To do:
Word for word, quote all of the material, omitting the pictures.
──────── Provided material
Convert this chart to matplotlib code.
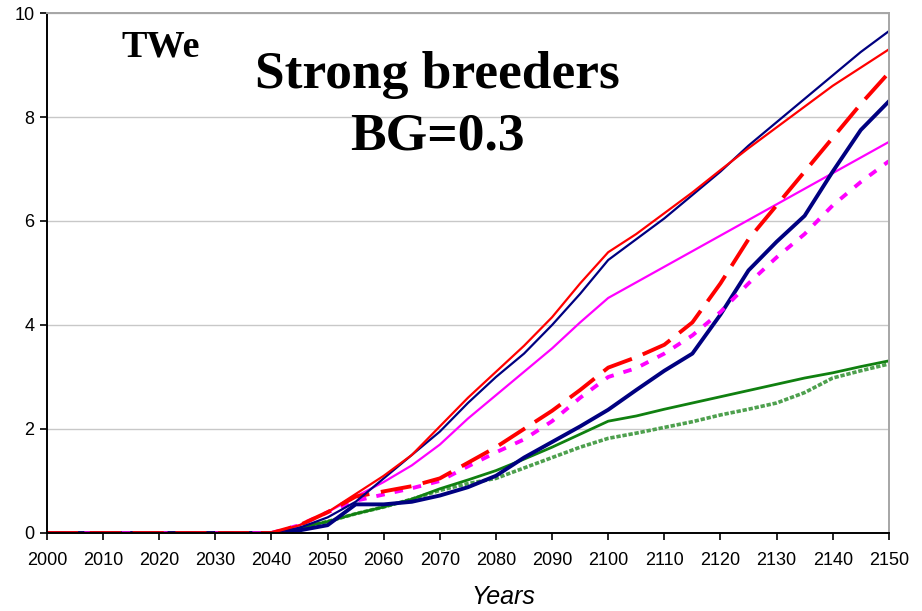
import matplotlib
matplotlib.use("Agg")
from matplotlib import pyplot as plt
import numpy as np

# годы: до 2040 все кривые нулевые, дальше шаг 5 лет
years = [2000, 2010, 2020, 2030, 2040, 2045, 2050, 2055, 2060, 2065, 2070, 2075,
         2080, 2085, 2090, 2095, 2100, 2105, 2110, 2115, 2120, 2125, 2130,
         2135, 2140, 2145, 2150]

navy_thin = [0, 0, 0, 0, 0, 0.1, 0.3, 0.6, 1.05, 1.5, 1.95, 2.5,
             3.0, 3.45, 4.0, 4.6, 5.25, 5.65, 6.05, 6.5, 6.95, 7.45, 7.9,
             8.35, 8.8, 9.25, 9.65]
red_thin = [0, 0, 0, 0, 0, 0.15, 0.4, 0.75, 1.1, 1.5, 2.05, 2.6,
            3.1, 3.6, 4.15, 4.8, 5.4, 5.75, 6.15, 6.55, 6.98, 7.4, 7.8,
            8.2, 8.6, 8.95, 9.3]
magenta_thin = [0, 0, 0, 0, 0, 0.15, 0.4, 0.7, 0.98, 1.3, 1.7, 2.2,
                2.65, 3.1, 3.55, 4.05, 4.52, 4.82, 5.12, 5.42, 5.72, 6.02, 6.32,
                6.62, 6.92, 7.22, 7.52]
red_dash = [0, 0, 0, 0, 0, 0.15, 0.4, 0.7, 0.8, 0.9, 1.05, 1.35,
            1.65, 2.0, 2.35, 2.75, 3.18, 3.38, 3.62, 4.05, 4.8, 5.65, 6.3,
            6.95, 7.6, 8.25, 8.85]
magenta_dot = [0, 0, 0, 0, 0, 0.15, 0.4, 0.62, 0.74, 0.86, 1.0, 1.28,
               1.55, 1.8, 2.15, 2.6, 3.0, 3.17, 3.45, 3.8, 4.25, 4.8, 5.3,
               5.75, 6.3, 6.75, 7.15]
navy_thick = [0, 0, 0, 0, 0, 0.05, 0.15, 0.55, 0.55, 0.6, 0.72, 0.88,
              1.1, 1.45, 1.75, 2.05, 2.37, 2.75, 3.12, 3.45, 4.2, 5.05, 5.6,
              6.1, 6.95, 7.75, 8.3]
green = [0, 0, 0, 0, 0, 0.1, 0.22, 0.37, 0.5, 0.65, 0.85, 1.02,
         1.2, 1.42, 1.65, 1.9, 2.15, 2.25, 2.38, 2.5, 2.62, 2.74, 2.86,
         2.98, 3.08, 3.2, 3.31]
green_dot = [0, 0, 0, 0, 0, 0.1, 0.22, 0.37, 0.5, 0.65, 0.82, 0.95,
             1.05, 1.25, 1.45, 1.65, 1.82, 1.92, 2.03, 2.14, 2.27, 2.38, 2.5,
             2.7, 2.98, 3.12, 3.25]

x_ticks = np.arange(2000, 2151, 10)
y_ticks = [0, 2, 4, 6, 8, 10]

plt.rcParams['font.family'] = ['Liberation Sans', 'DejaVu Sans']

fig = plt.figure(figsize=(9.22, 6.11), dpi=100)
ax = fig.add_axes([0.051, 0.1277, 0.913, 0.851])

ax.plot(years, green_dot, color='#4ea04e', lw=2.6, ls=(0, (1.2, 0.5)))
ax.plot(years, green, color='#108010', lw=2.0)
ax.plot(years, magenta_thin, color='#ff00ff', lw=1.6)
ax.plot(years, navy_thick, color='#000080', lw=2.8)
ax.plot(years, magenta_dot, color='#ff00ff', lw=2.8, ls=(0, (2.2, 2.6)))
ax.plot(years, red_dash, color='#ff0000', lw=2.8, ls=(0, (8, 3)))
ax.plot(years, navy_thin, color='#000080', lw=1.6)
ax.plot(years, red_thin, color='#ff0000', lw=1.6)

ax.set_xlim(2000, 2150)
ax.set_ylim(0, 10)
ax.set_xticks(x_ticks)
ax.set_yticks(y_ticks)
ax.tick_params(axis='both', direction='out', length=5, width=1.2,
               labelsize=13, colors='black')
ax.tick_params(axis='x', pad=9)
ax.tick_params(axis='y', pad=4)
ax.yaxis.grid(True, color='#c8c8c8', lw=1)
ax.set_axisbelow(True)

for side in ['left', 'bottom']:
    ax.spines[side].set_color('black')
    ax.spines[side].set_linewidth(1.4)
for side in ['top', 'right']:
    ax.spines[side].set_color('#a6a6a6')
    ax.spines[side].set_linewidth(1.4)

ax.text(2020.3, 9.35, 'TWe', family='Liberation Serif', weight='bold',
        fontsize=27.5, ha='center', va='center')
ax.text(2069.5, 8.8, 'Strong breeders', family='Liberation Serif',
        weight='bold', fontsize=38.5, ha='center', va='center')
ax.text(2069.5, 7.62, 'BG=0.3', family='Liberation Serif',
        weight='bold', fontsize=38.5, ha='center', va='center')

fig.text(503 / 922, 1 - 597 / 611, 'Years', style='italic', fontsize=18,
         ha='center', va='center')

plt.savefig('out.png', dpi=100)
────────────────
Full answer:
Convert this chart to matplotlib code.
import matplotlib
matplotlib.use("Agg")
from matplotlib import pyplot as plt
import numpy as np

# годы: до 2040 все кривые нулевые, дальше шаг 5 лет
years = [2000, 2010, 2020, 2030, 2040, 2045, 2050, 2055, 2060, 2065, 2070, 2075,
         2080, 2085, 2090, 2095, 2100, 2105, 2110, 2115, 2120, 2125, 2130,
         2135, 2140, 2145, 2150]

navy_thin = [0, 0, 0, 0, 0, 0.1, 0.3, 0.6, 1.05, 1.5, 1.95, 2.5,
             3.0, 3.45, 4.0, 4.6, 5.25, 5.65, 6.05, 6.5, 6.95, 7.45, 7.9,
             8.35, 8.8, 9.25, 9.65]
red_thin = [0, 0, 0, 0, 0, 0.15, 0.4, 0.75, 1.1, 1.5, 2.05, 2.6,
            3.1, 3.6, 4.15, 4.8, 5.4, 5.75, 6.15, 6.55, 6.98, 7.4, 7.8,
            8.2, 8.6, 8.95, 9.3]
magenta_thin = [0, 0, 0, 0, 0, 0.15, 0.4, 0.7, 0.98, 1.3, 1.7, 2.2,
                2.65, 3.1, 3.55, 4.05, 4.52, 4.82, 5.12, 5.42, 5.72, 6.02, 6.32,
                6.62, 6.92, 7.22, 7.52]
red_dash = [0, 0, 0, 0, 0, 0.15, 0.4, 0.7, 0.8, 0.9, 1.05, 1.35,
            1.65, 2.0, 2.35, 2.75, 3.18, 3.38, 3.62, 4.05, 4.8, 5.65, 6.3,
            6.95, 7.6, 8.25, 8.85]
magenta_dot = [0, 0, 0, 0, 0, 0.15, 0.4, 0.62, 0.74, 0.86, 1.0, 1.28,
               1.55, 1.8, 2.15, 2.6, 3.0, 3.17, 3.45, 3.8, 4.25, 4.8, 5.3,
               5.75, 6.3, 6.75, 7.15]
navy_thick = [0, 0, 0, 0, 0, 0.05, 0.15, 0.55, 0.55, 0.6, 0.72, 0.88,
              1.1, 1.45, 1.75, 2.05, 2.37, 2.75, 3.12, 3.45, 4.2, 5.05, 5.6,
              6.1, 6.95, 7.75, 8.3]
green = [0, 0, 0, 0, 0, 0.1, 0.22, 0.37, 0.5, 0.65, 0.85, 1.02,
         1.2, 1.42, 1.65, 1.9, 2.15, 2.25, 2.38, 2.5, 2.62, 2.74, 2.86,
         2.98, 3.08, 3.2, 3.31]
green_dot = [0, 0, 0, 0, 0, 0.1, 0.22, 0.37, 0.5, 0.65, 0.82, 0.95,
             1.05, 1.25, 1.45, 1.65, 1.82, 1.92, 2.03, 2.14, 2.27, 2.38, 2.5,
             2.7, 2.98, 3.12, 3.25]

x_ticks = np.arange(2000, 2151, 10)
y_ticks = [0, 2, 4, 6, 8, 10]

plt.rcParams['font.family'] = ['Liberation Sans', 'DejaVu Sans']

fig = plt.figure(figsize=(9.22, 6.11), dpi=100)
ax = fig.add_axes([0.051, 0.1277, 0.913, 0.851])

ax.plot(years, green_dot, color='#4ea04e', lw=2.6, ls=(0, (1.2, 0.5)))
ax.plot(years, green, color='#108010', lw=2.0)
ax.plot(years, magenta_thin, color='#ff00ff', lw=1.6)
ax.plot(years, navy_thick, color='#000080', lw=2.8)
ax.plot(years, magenta_dot, color='#ff00ff', lw=2.8, ls=(0, (2.2, 2.6)))
ax.plot(years, red_dash, color='#ff0000', lw=2.8, ls=(0, (8, 3)))
ax.plot(years, navy_thin, color='#000080', lw=1.6)
ax.plot(years, red_thin, color='#ff0000', lw=1.6)

ax.set_xlim(2000, 2150)
ax.set_ylim(0, 10)
ax.set_xticks(x_ticks)
ax.set_yticks(y_ticks)
ax.tick_params(axis='both', direction='out', length=5, width=1.2,
               labelsize=13, colors='black')
ax.tick_params(axis='x', pad=9)
ax.tick_params(axis='y', pad=4)
ax.yaxis.grid(True, color='#c8c8c8', lw=1)
ax.set_axisbelow(True)

for side in ['left', 'bottom']:
    ax.spines[side].set_color('black')
    ax.spines[side].set_linewidth(1.4)
for side in ['top', 'right']:
    ax.spines[side].set_color('#a6a6a6')
    ax.spines[side].set_linewidth(1.4)

ax.text(2020.3, 9.35, 'TWe', family='Liberation Serif', weight='bold',
        fontsize=27.5, ha='center', va='center')
ax.text(2069.5, 8.8, 'Strong breeders', family='Liberation Serif',
        weight='bold', fontsize=38.5, ha='center', va='center')
ax.text(2069.5, 7.62, 'BG=0.3', family='Liberation Serif',
        weight='bold', fontsize=38.5, ha='center', va='center')

fig.text(503 / 922, 1 - 597 / 611, 'Years', style='italic', fontsize=18,
         ha='center', va='center')

plt.savefig('out.png', dpi=100)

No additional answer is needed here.